◆ Stated exercise
Exactly as written, set down the lines from the top of the entries through the line bearing "-- ([xshift=35pt]tampil.south west)", with every picture left out.

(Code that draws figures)
Start
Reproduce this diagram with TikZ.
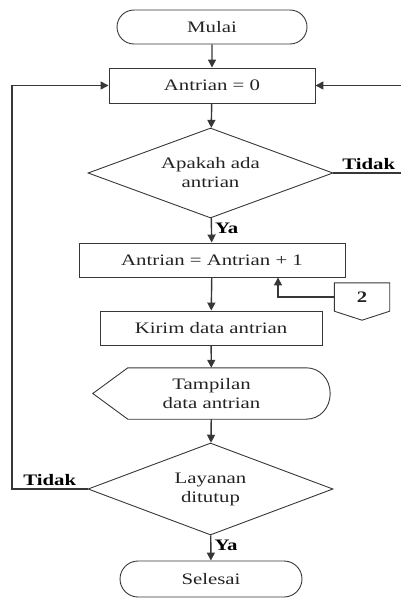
\documentclass[tikz,border=0pt]{standalone}
\usepackage{fontspec}
\setmainfont{Liberation Serif}[FakeStretch=1.3]
\usetikzlibrary{shapes.geometric,shapes.misc,arrows.meta}
\definecolor{garis}{RGB}{55,55,55}
\definecolor{teks}{RGB}{35,35,35}

\begin{document}
\begin{tikzpicture}[x=1pt,y=-1pt,
  font=\fontsize{16}{19}\selectfont,
  terminal/.style={draw=garis, line width=0.9pt, rounded rectangle, inner sep=0pt, text=teks},
  proses/.style={draw=garis, line width=0.9pt, rectangle, inner sep=0pt, text=teks},
  keputusan/.style={draw=garis, line width=0.9pt, diamond, aspect=2.7, inner sep=0pt, align=center, text=teks},
  bentuk/.style={rectangle, inner sep=0pt, align=center, text=teks},
  panah/.style={draw=garis, line width=1.4pt, -{Triangle[length=8pt,width=8pt]}},
  ket/.style={font=\fontsize{16}{19}\selectfont\bfseries, text=black, inner sep=3pt}]
\useasboundingbox (0,0) rectangle (400,599);

% simbol utama
\node[terminal, minimum width=190pt, minimum height=34pt] (mulai) at (212,27) {Mulai};
\node[proses, minimum width=206pt, minimum height=35pt] (awal) at (212,85.5) {Antrian = 0};
\node[keputusan, minimum width=245pt, minimum height=90pt] (tanya) at (210.5,173) {Apakah ada\\antrian};
\node[proses, minimum width=266pt, minimum height=34pt] (tambah) at (212,260) {Antrian = Antrian + 1};
\node[proses, minimum width=222pt, minimum height=34pt] (kirim) at (211,328) {Kirim data antrian};
\node[bentuk, minimum width=237pt, minimum height=51pt] (tampil) at (211.5,393.5) {Tampilan\\data antrian};
\node[keputusan, minimum width=245pt, minimum height=92pt] (layanan) at (210.5,489) {Layanan\\ditutup};
\node[terminal, minimum width=182pt, minimum height=36pt] (selesai) at (211,579) {Selesai};
\node[bentuk, minimum width=55pt, minimum height=28pt, font=\fontsize{16}{19}\selectfont\bfseries] (sambung) at (362,297) {2};

% bentuk display
\draw[garis, line width=0.9pt] (tampil.west) -- ([xshift=35pt]tampil.north west)
  -- ([xshift=-24pt]tampil.north east)
  .. controls ([xshift=-10pt]tampil.north east) and ([yshift=14pt]tampil.east) .. (tampil.east)
  .. controls ([yshift=-14pt]tampil.east) and ([xshift=-10pt]tampil.south east) .. ([xshift=-24pt]tampil.south east)
  -- ([xshift=35pt]tampil.south west) -- cycle;

% penghubung halaman
\draw[garis, line width=0.9pt] (sambung.north west) -- (sambung.north east) -- (sambung.south east)
  -- ([yshift=-9pt]sambung.south) -- (sambung.south west) -- cycle;

% alur
\draw[panah] (mulai) -- (awal);
\draw[panah] (awal) -- (tanya);
\draw[panah] (tanya) -- node[ket, right, pos=0.4] {Ya} (tambah);
\draw[panah] (tambah) -- (kirim);
\draw[panah] (kirim) -- (tampil);
\draw[panah] (tampil) -- (layanan);
\draw[panah] (layanan) -- node[ket, right, pos=0.4] {Ya} (selesai);
\draw[panah] (sambung.west) -| ([xshift=66pt]tambah.south);
\draw[panah] (tanya.east) -- node[ket, above, pos=0.5] {Tidak} (404,173) |- (awal.east);
\draw[panah] (layanan.west) -- node[ket, above, pos=0.5] {Tidak} (12,489) |- (awal.west);
\end{tikzpicture}
\end{document}
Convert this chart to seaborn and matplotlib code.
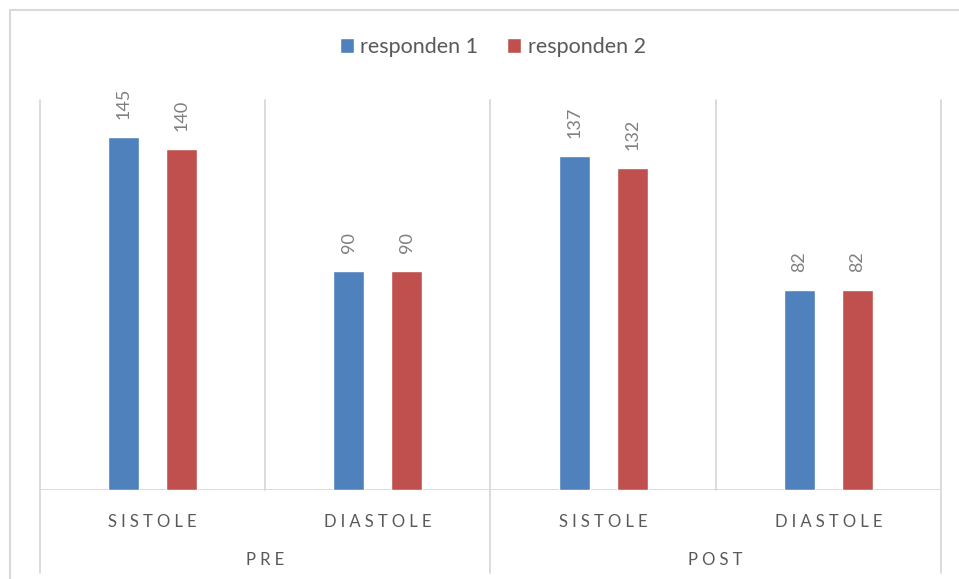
End
◆ Solution
Reproduce this diagram with TikZ.
\documentclass[tikz,border=0pt]{standalone}
\usepackage{fontspec}
\setmainfont{Liberation Serif}[FakeStretch=1.3]
\usetikzlibrary{shapes.geometric,shapes.misc,arrows.meta}
\definecolor{garis}{RGB}{55,55,55}
\definecolor{teks}{RGB}{35,35,35}

\begin{document}
\begin{tikzpicture}[x=1pt,y=-1pt,
  font=\fontsize{16}{19}\selectfont,
  terminal/.style={draw=garis, line width=0.9pt, rounded rectangle, inner sep=0pt, text=teks},
  proses/.style={draw=garis, line width=0.9pt, rectangle, inner sep=0pt, text=teks},
  keputusan/.style={draw=garis, line width=0.9pt, diamond, aspect=2.7, inner sep=0pt, align=center, text=teks},
  bentuk/.style={rectangle, inner sep=0pt, align=center, text=teks},
  panah/.style={draw=garis, line width=1.4pt, -{Triangle[length=8pt,width=8pt]}},
  ket/.style={font=\fontsize{16}{19}\selectfont\bfseries, text=black, inner sep=3pt}]
\useasboundingbox (0,0) rectangle (400,599);

% simbol utama
\node[terminal, minimum width=190pt, minimum height=34pt] (mulai) at (212,27) {Mulai};
\node[proses, minimum width=206pt, minimum height=35pt] (awal) at (212,85.5) {Antrian = 0};
\node[keputusan, minimum width=245pt, minimum height=90pt] (tanya) at (210.5,173) {Apakah ada\\antrian};
\node[proses, minimum width=266pt, minimum height=34pt] (tambah) at (212,260) {Antrian = Antrian + 1};
\node[proses, minimum width=222pt, minimum height=34pt] (kirim) at (211,328) {Kirim data antrian};
\node[bentuk, minimum width=237pt, minimum height=51pt] (tampil) at (211.5,393.5) {Tampilan\\data antrian};
\node[keputusan, minimum width=245pt, minimum height=92pt] (layanan) at (210.5,489) {Layanan\\ditutup};
\node[terminal, minimum width=182pt, minimum height=36pt] (selesai) at (211,579) {Selesai};
\node[bentuk, minimum width=55pt, minimum height=28pt, font=\fontsize{16}{19}\selectfont\bfseries] (sambung) at (362,297) {2};

% bentuk display
\draw[garis, line width=0.9pt] (tampil.west) -- ([xshift=35pt]tampil.north west)
  -- ([xshift=-24pt]tampil.north east)
  .. controls ([xshift=-10pt]tampil.north east) and ([yshift=14pt]tampil.east) .. (tampil.east)
  .. controls ([yshift=-14pt]tampil.east) and ([xshift=-10pt]tampil.south east) .. ([xshift=-24pt]tampil.south east)
  -- ([xshift=35pt]tampil.south west) -- cycle;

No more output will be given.